(Items from a data source)
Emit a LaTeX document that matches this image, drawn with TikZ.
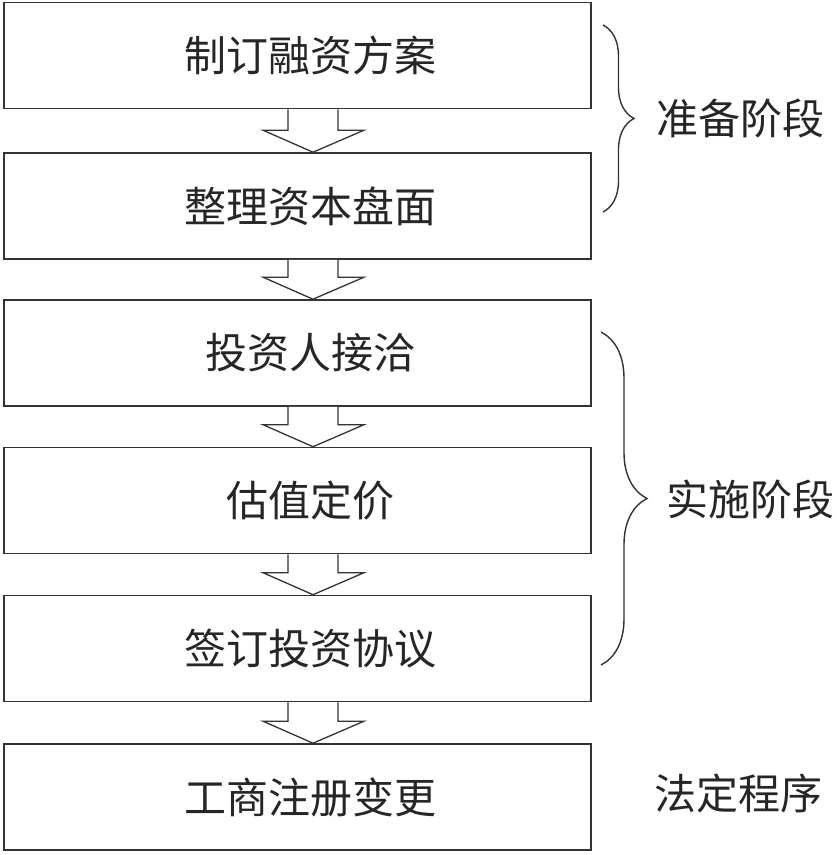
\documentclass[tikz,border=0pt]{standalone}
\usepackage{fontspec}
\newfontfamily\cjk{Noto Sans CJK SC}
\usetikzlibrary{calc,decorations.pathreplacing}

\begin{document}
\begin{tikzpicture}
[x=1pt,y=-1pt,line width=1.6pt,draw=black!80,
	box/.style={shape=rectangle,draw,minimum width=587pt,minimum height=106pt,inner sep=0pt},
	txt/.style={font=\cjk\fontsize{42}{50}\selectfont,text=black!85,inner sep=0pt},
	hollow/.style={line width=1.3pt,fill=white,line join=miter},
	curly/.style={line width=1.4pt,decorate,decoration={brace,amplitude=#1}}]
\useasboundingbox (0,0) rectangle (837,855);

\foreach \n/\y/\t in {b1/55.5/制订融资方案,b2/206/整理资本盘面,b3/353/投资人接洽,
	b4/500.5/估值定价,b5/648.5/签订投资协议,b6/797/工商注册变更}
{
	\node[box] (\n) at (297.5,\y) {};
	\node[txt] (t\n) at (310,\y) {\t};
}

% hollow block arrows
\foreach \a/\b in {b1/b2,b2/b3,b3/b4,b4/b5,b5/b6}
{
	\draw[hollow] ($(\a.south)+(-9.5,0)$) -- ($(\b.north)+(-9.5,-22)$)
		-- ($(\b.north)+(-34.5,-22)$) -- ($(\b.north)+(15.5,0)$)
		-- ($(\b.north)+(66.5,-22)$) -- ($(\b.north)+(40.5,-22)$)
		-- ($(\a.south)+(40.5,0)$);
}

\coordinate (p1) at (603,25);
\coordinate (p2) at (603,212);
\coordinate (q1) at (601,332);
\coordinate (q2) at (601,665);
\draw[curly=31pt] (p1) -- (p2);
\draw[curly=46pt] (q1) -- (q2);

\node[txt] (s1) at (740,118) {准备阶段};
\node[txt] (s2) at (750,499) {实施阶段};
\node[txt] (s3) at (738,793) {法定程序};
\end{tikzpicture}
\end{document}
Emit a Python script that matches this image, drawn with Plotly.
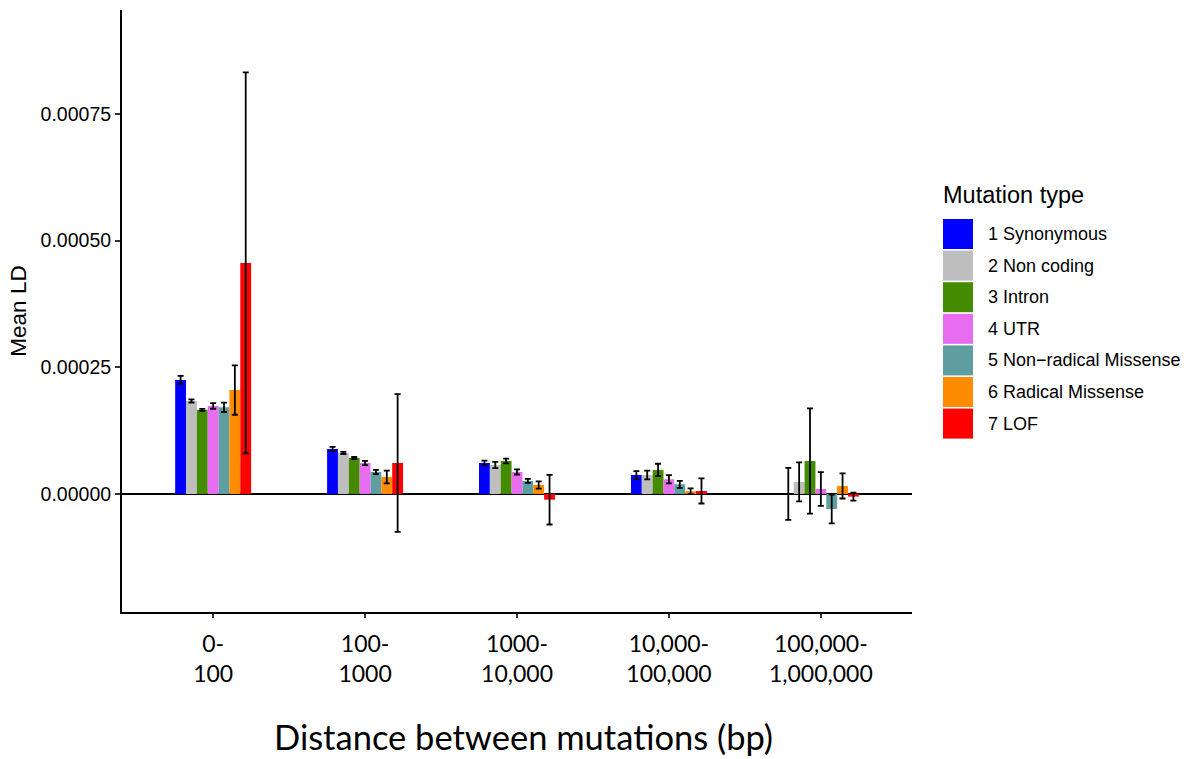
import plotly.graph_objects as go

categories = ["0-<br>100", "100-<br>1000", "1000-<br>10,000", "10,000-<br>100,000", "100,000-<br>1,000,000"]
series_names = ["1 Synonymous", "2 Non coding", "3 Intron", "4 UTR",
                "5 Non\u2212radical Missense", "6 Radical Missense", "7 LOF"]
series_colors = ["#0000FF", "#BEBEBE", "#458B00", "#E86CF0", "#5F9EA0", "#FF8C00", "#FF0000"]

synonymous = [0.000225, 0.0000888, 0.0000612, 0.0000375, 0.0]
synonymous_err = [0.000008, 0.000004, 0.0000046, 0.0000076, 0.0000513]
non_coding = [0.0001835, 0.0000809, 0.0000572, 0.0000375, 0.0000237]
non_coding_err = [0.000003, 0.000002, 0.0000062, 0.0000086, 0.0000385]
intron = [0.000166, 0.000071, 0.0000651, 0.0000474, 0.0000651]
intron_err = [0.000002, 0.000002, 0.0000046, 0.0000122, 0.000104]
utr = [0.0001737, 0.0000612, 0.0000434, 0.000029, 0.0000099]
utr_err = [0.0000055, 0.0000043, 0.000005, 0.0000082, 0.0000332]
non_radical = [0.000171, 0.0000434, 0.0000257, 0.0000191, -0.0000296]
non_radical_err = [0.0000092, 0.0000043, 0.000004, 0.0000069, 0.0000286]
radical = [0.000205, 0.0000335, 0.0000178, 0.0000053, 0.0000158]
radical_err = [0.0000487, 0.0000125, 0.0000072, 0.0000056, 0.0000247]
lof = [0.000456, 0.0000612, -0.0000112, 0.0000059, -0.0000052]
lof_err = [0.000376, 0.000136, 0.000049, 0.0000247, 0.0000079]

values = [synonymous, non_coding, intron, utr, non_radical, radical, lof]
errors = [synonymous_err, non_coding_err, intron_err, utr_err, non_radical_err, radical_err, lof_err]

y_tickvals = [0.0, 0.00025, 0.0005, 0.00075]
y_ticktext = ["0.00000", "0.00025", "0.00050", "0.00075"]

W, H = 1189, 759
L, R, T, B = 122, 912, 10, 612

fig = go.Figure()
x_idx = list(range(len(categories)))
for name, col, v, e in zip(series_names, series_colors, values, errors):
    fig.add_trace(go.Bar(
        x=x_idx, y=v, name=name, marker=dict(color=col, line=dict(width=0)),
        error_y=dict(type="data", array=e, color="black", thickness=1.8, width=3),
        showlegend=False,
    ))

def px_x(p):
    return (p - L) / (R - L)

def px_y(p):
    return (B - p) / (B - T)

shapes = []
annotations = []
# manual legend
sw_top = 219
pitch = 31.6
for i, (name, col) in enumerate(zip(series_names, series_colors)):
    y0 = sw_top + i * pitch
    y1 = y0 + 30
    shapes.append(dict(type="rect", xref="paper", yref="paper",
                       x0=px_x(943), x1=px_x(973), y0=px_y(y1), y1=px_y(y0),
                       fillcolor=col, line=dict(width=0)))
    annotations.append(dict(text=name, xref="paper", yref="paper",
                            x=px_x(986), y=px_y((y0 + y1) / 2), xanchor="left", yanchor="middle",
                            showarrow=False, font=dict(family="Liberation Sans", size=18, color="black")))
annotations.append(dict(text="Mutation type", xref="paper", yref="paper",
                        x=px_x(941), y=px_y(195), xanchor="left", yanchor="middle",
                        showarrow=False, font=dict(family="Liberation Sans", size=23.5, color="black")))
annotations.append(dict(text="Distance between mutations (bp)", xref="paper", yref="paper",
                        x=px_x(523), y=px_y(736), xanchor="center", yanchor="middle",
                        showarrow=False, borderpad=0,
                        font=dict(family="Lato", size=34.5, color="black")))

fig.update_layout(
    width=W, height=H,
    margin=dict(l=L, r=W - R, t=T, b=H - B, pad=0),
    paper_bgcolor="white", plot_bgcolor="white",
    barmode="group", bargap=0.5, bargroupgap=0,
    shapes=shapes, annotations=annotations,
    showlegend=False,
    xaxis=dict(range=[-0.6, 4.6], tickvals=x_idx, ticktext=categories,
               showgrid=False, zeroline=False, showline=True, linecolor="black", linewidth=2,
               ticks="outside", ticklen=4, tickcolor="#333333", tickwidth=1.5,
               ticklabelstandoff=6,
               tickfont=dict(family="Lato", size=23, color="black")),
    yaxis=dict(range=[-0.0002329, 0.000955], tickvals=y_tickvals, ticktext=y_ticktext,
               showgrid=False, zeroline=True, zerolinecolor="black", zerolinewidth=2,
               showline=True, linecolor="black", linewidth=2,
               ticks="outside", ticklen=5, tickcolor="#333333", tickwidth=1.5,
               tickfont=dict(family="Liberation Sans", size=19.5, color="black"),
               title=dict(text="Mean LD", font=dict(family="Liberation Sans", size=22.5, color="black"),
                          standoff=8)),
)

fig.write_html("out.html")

▶ _Required work_
Will you restate every entry word for word and omit the images?

▶ _Output of the exercise_
Emit a LaTeX document that matches this image, drawn with TikZ.
\documentclass[tikz,border=0pt]{standalone}
\usepackage{fontspec}
\newfontfamily\cjk{Noto Sans CJK SC}
\usetikzlibrary{calc,decorations.pathreplacing}

\begin{document}
\begin{tikzpicture}
[x=1pt,y=-1pt,line width=1.6pt,draw=black!80,
	box/.style={shape=rectangle,draw,minimum width=587pt,minimum height=106pt,inner sep=0pt},
	txt/.style={font=\cjk\fontsize{42}{50}\selectfont,text=black!85,inner sep=0pt},
	hollow/.style={line width=1.3pt,fill=white,line join=miter},
	curly/.style={line width=1.4pt,decorate,decoration={brace,amplitude=#1}}]
\useasboundingbox (0,0) rectangle (837,855);

\foreach \n/\y/\t in {b1/55.5/制订融资方案,b2/206/整理资本盘面,b3/353/投资人接洽,
	b4/500.5/估值定价,b5/648.5/签订投资协议,b6/797/工商注册变更}
{
	\node[box] (\n) at (297.5,\y) {};
	\node[txt] (t\n) at (310,\y) {\t};
}

% hollow block arrows
\foreach \a/\b in {b1/b2,b2/b3,b3/b4,b4/b5,b5/b6}
{
	\draw[hollow] ($(\a.south)+(-9.5,0)$) -- ($(\b.north)+(-9.5,-22)$)
		-- ($(\b.north)+(-34.5,-22)$) -- ($(\b.north)+(15.5,0)$)
		-- ($(\b.north)+(66.5,-22)$) -- ($(\b.north)+(40.5,-22)$)
		-- ($(\a.south)+(40.5,0)$);
}

\coordinate (p1) at (603,25);
\coordinate (p2) at (603,212);
\coordinate (q1) at (601,332);
\coordinate (q2) at (601,665);
\draw[curly=31pt] (p1) -- (p2);
\draw[curly=46pt] (q1) -- (q2);

\node[txt] (s1) at (740,118) {准备阶段};
\node[txt] (s2) at (750,499) {实施阶段};
\node[txt] (s3) at (738,793) {法定程序};
\end{tikzpicture}
\end{document}
Emit a Python script that matches this image, drawn with Plotly.
import plotly.graph_objects as go

categories = ["0-<br>100", "100-<br>1000", "1000-<br>10,000", "10,000-<br>100,000", "100,000-<br>1,000,000"]
series_names = ["1 Synonymous", "2 Non coding", "3 Intron", "4 UTR",
                "5 Non\u2212radical Missense", "6 Radical Missense", "7 LOF"]
series_colors = ["#0000FF", "#BEBEBE", "#458B00", "#E86CF0", "#5F9EA0", "#FF8C00", "#FF0000"]

synonymous = [0.000225, 0.0000888, 0.0000612, 0.0000375, 0.0]
synonymous_err = [0.000008, 0.000004, 0.0000046, 0.0000076, 0.0000513]
non_coding = [0.0001835, 0.0000809, 0.0000572, 0.0000375, 0.0000237]
non_coding_err = [0.000003, 0.000002, 0.0000062, 0.0000086, 0.0000385]
intron = [0.000166, 0.000071, 0.0000651, 0.0000474, 0.0000651]
intron_err = [0.000002, 0.000002, 0.0000046, 0.0000122, 0.000104]
utr = [0.0001737, 0.0000612, 0.0000434, 0.000029, 0.0000099]
utr_err = [0.0000055, 0.0000043, 0.000005, 0.0000082, 0.0000332]
non_radical = [0.000171, 0.0000434, 0.0000257, 0.0000191, -0.0000296]
non_radical_err = [0.0000092, 0.0000043, 0.000004, 0.0000069, 0.0000286]
radical = [0.000205, 0.0000335, 0.0000178, 0.0000053, 0.0000158]
radical_err = [0.0000487, 0.0000125, 0.0000072, 0.0000056, 0.0000247]
lof = [0.000456, 0.0000612, -0.0000112, 0.0000059, -0.0000052]
lof_err = [0.000376, 0.000136, 0.000049, 0.0000247, 0.0000079]

values = [synonymous, non_coding, intron, utr, non_radical, radical, lof]
errors = [synonymous_err, non_coding_err, intron_err, utr_err, non_radical_err, radical_err, lof_err]

y_tickvals = [0.0, 0.00025, 0.0005, 0.00075]
y_ticktext = ["0.00000", "0.00025", "0.00050", "0.00075"]

W, H = 1189, 759
L, R, T, B = 122, 912, 10, 612

fig = go.Figure()
x_idx = list(range(len(categories)))
for name, col, v, e in zip(series_names, series_colors, values, errors):
    fig.add_trace(go.Bar(
        x=x_idx, y=v, name=name, marker=dict(color=col, line=dict(width=0)),
        error_y=dict(type="data", array=e, color="black", thickness=1.8, width=3),
        showlegend=False,
    ))

def px_x(p):
    return (p - L) / (R - L)

def px_y(p):
    return (B - p) / (B - T)

shapes = []
annotations = []
# manual legend
sw_top = 219
pitch = 31.6
for i, (name, col) in enumerate(zip(series_names, series_colors)):
    y0 = sw_top + i * pitch
    y1 = y0 + 30
    shapes.append(dict(type="rect", xref="paper", yref="paper",
                       x0=px_x(943), x1=px_x(973), y0=px_y(y1), y1=px_y(y0),
                       fillcolor=col, line=dict(width=0)))
    annotations.append(dict(text=name, xref="paper", yref="paper",
                            x=px_x(986), y=px_y((y0 + y1) / 2), xanchor="left", yanchor="middle",
                            showarrow=False, font=dict(family="Liberation Sans", size=18, color="black")))
annotations.append(dict(text="Mutation type", xref="paper", yref="paper",
                        x=px_x(941), y=px_y(195), xanchor="left", yanchor="middle",
                        showarrow=False, font=dict(family="Liberation Sans", size=23.5, color="black")))
annotations.append(dict(text="Distance between mutations (bp)", xref="paper", yref="paper",
                        x=px_x(523), y=px_y(736), xanchor="center", yanchor="middle",
                        showarrow=False, borderpad=0,
                        font=dict(family="Lato", size=34.5, color="black")))

fig.update_layout(
    width=W, height=H,
    margin=dict(l=L, r=W - R, t=T, b=H - B, pad=0),
    paper_bgcolor="white", plot_bgcolor="white",
    barmode="group", bargap=0.5, bargroupgap=0,
    shapes=shapes, annotations=annotations,
    showlegend=False,
    xaxis=dict(range=[-0.6, 4.6], tickvals=x_idx, ticktext=categories,
               showgrid=False, zeroline=False, showline=True, linecolor="black", linewidth=2,
               ticks="outside", ticklen=4, tickcolor="#333333", tickwidth=1.5,
               ticklabelstandoff=6,
               tickfont=dict(family="Lato", size=23, color="black")),
    yaxis=dict(range=[-0.0002329, 0.000955], tickvals=y_tickvals, ticktext=y_ticktext,
               showgrid=False, zeroline=True, zerolinecolor="black", zerolinewidth=2,
               showline=True, linecolor="black", linewidth=2,
               ticks="outside", ticklen=5, tickcolor="#333333", tickwidth=1.5,
               tickfont=dict(family="Liberation Sans", size=19.5, color="black"),
               title=dict(text="Mean LD", font=dict(family="Liberation Sans", size=22.5, color="black"),
                          standoff=8)),
)

fig.write_html("out.html")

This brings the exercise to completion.